In short, it was Larry Elder’s inability to run a proper campaign.
There are three things you should be able to do when running for office. The first thing you should do when running for office: Run for the right reasons and make the race about what you can do for the voters and for the state.
There’s a collection of essays from a Chinese military leader called Mastering the Art of War, where the leader spends a great deal of time writing about leadership. This line from the early essays is very relevant to the California recall.
Confusius said that an enlightened ruler does not worry about people not knowing him, he worries about not knowing people.
Elder’s mistake in this election was to be focused on the audience knowing him rather than knowing what he was for. He basked in the media limelight, positive or (more often than not) negative. He was fine with it all because he didn’t see a problem with shifting the focus. He thought the race was about him.
The second, as Erick Erickson explained this morning, is to stay on message. In order to be successful in taking down an incumbent, you need to first lay out why your opponent is unfit for the job. Larry Elder allowed the shift in the narrative to focus on him rather than on Newsom’s policies.
When the issues come up and the media asks the candidates what they stand for or what they'll do differently, again, they make the indictment on Newsom. "Gavin Newsom kept people locked up at home while he was out at restaurants. He made your kids mask up while his kids didn't. He treated the elite of California differently from the rest of California. I won't do that."
By allowing the media to steer it to a Newsom v. Particular Candidate, the media was able to shape the contrasts. Again, if you're not in campaigns, you think that is inevitably going to happen. But smart campaigns know how to deflect back on message. The Elder campaign couldn’t help but ride the conservative free media wave. Newsom made sure his voters knew it. Newsom made sure his voters knew Elder would go on Fox, but bypass mainstream California news outlets.
The last thing is to know who your voters are. In the state of California, your voters are people who are not necessarily the most conservative, but people who are tired of the overbearing state government led by Newsom that has negatively impacted them while he has been unencumbered by his own mandates.
The polling showed that when the race was about Newsom, he was at risk of losing. When the race became about Elder, and really when Donald Trump was added to the mix, it shifted back to Newsom because it was no longer about his policies. The voters did not want to be involved with someone who was going to be Trump-like in any way.
Larry Elder was far more concerned with the voters knowing him and who he was and how he and Trump were tight. He did not understand how to stay on message, know his voters, and why he was running.

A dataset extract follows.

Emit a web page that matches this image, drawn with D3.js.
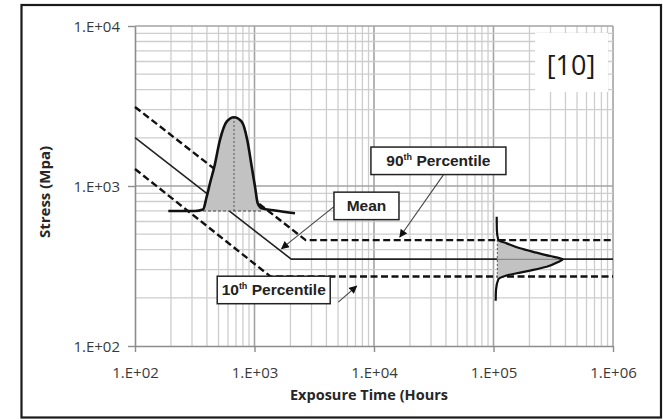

As a result, the Republicans were not able to keep Democrats on their side. They were afraid of their own local Trump rather than the horrendous governance of Gavin Newsom, and it led to Newsom keeping control of the state.

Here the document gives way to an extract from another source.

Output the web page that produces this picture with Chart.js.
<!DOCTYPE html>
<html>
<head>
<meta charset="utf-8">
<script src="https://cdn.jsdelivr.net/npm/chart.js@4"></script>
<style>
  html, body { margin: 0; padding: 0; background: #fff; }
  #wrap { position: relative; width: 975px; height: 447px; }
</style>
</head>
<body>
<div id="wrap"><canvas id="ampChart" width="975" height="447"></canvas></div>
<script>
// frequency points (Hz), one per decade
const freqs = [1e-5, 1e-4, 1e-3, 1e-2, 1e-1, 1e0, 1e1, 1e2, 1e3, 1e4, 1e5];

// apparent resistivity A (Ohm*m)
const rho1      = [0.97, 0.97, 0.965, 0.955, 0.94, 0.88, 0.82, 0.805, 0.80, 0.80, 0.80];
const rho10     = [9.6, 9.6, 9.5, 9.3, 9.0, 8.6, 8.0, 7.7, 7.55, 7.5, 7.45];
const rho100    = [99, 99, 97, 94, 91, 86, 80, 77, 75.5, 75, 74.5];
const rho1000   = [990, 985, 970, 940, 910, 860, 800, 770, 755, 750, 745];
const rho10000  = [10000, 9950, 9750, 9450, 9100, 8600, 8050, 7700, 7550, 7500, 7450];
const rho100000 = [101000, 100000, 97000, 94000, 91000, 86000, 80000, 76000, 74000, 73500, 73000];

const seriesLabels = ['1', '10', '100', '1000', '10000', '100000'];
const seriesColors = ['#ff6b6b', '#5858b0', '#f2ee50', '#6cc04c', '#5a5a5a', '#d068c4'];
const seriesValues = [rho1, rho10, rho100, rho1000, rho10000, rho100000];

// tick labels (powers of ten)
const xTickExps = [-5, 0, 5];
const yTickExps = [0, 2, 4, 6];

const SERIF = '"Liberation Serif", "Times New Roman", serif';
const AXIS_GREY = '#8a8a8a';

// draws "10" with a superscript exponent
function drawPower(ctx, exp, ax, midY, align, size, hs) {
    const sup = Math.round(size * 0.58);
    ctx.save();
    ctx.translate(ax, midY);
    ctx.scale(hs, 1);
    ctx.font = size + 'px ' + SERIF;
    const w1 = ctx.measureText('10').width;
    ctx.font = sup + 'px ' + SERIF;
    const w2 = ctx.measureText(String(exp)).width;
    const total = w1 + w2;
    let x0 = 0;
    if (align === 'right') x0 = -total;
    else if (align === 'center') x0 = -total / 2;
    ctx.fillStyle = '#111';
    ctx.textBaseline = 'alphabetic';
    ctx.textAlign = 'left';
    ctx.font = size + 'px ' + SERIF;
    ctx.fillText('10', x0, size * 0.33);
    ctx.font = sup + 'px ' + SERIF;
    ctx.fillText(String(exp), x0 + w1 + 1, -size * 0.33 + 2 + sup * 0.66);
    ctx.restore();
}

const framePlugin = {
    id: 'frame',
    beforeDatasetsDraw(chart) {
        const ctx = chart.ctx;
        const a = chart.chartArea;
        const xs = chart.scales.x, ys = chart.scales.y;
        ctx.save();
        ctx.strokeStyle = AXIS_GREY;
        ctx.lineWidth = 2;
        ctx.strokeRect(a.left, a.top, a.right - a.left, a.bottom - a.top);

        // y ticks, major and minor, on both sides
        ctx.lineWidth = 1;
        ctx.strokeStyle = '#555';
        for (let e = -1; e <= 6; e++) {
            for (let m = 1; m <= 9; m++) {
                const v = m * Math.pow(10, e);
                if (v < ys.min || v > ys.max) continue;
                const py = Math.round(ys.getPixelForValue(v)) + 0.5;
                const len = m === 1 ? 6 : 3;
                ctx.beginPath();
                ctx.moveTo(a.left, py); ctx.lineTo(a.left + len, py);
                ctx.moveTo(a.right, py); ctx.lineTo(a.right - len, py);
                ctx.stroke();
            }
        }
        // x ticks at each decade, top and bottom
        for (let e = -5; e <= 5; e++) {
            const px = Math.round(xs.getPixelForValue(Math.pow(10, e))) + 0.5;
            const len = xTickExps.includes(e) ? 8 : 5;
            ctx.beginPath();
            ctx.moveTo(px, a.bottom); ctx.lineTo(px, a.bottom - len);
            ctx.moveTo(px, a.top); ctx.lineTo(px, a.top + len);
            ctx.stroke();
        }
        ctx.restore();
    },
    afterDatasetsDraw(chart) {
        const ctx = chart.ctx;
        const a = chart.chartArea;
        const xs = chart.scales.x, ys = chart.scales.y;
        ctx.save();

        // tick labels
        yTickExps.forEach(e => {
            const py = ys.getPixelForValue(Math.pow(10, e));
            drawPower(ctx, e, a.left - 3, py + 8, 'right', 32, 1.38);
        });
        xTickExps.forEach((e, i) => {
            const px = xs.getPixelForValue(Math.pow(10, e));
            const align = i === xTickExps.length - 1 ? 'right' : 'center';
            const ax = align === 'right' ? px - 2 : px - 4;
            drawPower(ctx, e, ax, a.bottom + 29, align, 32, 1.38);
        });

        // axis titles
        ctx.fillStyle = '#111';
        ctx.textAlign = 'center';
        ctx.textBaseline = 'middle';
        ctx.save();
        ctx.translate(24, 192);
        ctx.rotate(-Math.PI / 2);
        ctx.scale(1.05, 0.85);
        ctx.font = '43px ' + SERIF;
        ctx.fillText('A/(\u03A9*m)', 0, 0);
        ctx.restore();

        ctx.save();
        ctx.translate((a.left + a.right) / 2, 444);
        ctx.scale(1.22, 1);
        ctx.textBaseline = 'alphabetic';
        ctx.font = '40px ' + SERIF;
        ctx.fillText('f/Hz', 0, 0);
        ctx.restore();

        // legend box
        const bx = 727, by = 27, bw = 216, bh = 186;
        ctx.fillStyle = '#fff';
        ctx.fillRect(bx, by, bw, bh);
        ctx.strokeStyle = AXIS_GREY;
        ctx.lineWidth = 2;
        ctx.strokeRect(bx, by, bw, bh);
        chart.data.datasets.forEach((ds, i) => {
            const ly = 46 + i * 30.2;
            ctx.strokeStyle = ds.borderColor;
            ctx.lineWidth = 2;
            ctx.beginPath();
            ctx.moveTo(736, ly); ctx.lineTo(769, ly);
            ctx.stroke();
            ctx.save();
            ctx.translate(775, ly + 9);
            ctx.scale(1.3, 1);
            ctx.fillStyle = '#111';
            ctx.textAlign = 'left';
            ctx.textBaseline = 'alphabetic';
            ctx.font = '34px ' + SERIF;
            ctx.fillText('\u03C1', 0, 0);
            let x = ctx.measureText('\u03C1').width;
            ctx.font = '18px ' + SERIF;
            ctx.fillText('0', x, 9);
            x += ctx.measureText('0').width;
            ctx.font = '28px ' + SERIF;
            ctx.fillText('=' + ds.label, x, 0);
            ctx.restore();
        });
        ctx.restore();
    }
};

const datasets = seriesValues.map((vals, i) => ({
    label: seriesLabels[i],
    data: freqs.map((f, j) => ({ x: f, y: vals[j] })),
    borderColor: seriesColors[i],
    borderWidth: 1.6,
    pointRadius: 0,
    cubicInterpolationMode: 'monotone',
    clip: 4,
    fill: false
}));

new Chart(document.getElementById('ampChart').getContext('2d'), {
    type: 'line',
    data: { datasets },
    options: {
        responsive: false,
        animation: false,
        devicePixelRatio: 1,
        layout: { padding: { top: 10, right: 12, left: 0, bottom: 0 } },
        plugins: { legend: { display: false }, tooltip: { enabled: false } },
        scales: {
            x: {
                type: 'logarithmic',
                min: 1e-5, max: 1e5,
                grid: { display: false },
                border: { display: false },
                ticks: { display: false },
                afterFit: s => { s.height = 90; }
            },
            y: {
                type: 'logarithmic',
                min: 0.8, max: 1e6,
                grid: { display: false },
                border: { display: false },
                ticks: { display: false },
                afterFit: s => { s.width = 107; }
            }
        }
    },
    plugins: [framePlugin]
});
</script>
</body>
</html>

Now, in the long run, this may actually hurt Democrats if they misread their win here. But Elder absolutely crushed the Republicans’ chances to win in the first place. His behavior toward the end of the race allowed the media to draw a direct line between him and Trump. He made the race not about recalling Gavin Newsom. He made it “The Larry Elder Show Runs For Governor,” thinking that all the media coverage he was getting was good because in the radio business (which is where Elder gained his fame before running in this race), the more people listen to you whether they like you or not, the better you’re doing.
But that doesn’t work in electoral politics. It is exactly what made Trump misread his victory in 2016 and why he lost in 2020. No clear message at all. Just looking for the spotlight and fighting whatever battles came your way because the voters just want a fighter.
Except that is not at all what they were looking for. They wanted a reprieve from Newsom. Their option, thanks to the media and Elder’s embrace of the media’s framing, was to get exactly what the country voted against in 2020. That hasn’t and won’t work, especially in a state like California, which is nowhere close to a Republican stronghold, much less a far-right one.
The Republicans did have a chance. A slim one, but a chance nonetheless. Larry Elder screwed them on that chance.